Frozen in Time: The Historic American Engineering Record
In 1985, the year Admiral Harold Shear retired, the State Pier was added to the Historic American Engineering Record. Established by the National Park Service, the American Society of Civil Engineers and the Library of Congress, the HAER documents exemplary sites and structures for posterity. Among its subjects: bridges, ships, railroads, factories, canals, parkways and roads - and piers.
These HAER photographs capture the Pier at a fleeting moment of its existence as a place for conventional shipping operations. The Navy was leasing the north side and nearby moorings, so the absence of the submarine tender U.S.S. Fulton indicates that it was undergoing maintenance or had been temporarily relocated.
The large freighter on the south side shows up in five images, and a leafy remnant of the East New London neighborhood is still in place, later to disappear altogether.
Excerpts from the application:
“The State Pier is part of a 30 acre complex owned by the State of Connecticut. The major component is the pier itself, a granite-lined, earth filled structure with aprons on pilings at either side for unloading cargo….Depressed tracks run down the center of the building to facilitate loading and unloading of railroad cars….Windows are fixed with hexagonal wire mesh. Small casement windows are provided in the center of the fixed glass for ventilation. Interior elevators transfer cargo to upper floors…One story sheds on either side of the main building provide additional storage space.”
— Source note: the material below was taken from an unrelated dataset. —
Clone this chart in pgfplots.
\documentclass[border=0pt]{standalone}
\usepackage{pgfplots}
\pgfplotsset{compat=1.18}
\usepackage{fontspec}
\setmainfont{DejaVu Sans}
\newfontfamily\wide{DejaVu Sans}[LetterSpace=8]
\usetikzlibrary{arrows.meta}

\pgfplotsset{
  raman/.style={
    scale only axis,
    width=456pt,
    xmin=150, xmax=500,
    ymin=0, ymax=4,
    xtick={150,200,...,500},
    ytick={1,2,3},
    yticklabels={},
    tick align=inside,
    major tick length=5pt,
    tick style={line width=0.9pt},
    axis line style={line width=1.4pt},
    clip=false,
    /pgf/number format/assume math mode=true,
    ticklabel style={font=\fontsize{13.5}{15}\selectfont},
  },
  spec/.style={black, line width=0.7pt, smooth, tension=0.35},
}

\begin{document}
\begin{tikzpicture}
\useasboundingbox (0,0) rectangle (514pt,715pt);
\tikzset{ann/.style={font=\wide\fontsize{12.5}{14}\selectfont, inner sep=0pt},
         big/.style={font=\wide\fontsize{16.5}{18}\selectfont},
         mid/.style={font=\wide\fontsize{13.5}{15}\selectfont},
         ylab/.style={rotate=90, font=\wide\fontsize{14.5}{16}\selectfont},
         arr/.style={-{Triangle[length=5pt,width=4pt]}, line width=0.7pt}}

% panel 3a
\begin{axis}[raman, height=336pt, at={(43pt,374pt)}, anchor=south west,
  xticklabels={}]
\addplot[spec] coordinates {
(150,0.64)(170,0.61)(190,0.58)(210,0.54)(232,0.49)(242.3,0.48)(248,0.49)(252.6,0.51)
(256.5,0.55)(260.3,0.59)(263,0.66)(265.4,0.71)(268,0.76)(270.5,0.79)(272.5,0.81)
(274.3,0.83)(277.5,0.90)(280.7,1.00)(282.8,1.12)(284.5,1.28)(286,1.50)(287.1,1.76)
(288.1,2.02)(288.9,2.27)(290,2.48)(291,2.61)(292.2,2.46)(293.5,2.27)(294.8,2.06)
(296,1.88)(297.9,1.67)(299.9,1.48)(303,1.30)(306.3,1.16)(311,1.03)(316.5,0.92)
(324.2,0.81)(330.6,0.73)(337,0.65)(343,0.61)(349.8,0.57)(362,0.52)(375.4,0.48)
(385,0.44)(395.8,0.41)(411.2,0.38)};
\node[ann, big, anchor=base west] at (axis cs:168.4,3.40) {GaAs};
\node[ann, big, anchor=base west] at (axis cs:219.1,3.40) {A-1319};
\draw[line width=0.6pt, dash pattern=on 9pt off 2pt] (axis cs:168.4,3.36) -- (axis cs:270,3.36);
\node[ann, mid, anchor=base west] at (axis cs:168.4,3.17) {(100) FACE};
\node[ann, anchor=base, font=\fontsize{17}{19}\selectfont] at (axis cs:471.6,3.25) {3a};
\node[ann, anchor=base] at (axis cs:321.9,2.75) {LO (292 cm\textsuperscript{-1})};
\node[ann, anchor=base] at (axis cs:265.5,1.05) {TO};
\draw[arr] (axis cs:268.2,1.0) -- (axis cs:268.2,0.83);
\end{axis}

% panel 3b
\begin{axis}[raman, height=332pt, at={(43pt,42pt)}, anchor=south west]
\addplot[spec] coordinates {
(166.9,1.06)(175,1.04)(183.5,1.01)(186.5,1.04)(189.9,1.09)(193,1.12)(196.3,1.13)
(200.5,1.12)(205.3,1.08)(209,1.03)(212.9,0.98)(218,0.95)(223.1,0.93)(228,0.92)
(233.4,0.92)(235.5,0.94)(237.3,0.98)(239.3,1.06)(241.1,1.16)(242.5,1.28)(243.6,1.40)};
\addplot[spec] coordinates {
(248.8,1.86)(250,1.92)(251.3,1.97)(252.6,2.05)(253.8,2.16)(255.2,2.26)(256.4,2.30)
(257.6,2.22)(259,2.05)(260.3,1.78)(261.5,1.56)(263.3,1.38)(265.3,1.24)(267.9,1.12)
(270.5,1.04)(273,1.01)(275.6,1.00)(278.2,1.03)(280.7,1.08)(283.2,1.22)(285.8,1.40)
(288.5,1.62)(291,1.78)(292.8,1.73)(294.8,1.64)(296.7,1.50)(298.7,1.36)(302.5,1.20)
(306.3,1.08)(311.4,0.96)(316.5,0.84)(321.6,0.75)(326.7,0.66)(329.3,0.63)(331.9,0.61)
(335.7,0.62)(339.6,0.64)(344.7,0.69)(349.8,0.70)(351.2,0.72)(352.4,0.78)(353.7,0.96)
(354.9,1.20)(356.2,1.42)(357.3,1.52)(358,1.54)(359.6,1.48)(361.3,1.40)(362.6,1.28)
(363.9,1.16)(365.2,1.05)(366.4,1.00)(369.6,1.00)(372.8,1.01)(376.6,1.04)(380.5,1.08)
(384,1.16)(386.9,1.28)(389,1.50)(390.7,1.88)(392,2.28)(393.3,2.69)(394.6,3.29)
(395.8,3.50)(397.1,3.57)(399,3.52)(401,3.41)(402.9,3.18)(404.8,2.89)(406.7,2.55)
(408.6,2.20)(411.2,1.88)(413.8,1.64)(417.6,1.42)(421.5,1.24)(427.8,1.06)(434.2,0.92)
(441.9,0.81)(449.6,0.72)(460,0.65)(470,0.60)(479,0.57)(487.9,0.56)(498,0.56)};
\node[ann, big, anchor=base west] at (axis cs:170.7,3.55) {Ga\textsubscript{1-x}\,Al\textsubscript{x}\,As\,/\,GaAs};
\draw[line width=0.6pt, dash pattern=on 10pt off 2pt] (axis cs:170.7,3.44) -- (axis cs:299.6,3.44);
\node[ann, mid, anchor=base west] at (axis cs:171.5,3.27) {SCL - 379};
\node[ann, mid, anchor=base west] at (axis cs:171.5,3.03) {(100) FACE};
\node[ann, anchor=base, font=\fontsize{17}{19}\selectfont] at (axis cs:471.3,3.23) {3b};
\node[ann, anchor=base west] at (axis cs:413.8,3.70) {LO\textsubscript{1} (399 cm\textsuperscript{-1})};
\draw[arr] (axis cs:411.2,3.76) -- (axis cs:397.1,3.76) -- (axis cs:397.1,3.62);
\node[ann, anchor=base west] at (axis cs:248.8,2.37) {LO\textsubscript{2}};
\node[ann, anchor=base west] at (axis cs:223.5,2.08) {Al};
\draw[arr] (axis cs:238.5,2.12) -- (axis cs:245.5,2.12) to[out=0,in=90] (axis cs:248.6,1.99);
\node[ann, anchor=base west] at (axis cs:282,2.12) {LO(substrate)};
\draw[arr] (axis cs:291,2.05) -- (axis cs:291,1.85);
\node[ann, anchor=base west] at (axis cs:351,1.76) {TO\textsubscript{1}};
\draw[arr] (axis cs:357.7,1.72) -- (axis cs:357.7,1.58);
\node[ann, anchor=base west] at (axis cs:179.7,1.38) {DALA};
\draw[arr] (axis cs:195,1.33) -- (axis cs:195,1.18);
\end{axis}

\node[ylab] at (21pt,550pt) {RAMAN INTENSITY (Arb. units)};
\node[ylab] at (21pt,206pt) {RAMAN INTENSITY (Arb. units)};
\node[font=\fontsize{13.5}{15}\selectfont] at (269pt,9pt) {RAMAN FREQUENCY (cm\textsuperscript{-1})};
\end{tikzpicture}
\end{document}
The builder is noted as New London’s T. A. Scott and Company.
Below: Tracks approaching the warehouse; interior views.
A concise descriptive text accompanies the photographs, which are housed in the Library of Congress Prints and Photographs Division.
"The Connecticut State Pier is significant as a typical example of early 20th-century pier engineering and as one of the earliest attempts by the state government to encourage economic development by means of a major public improvement. It was built with the hope that substantial shipping would result from the Pier's access to the Central Vermont Railroad, which connected with major lines in the Midwest and Canada. While only a modest success economically, the pier provided an important port facility to the U.S. Navy in both world wars."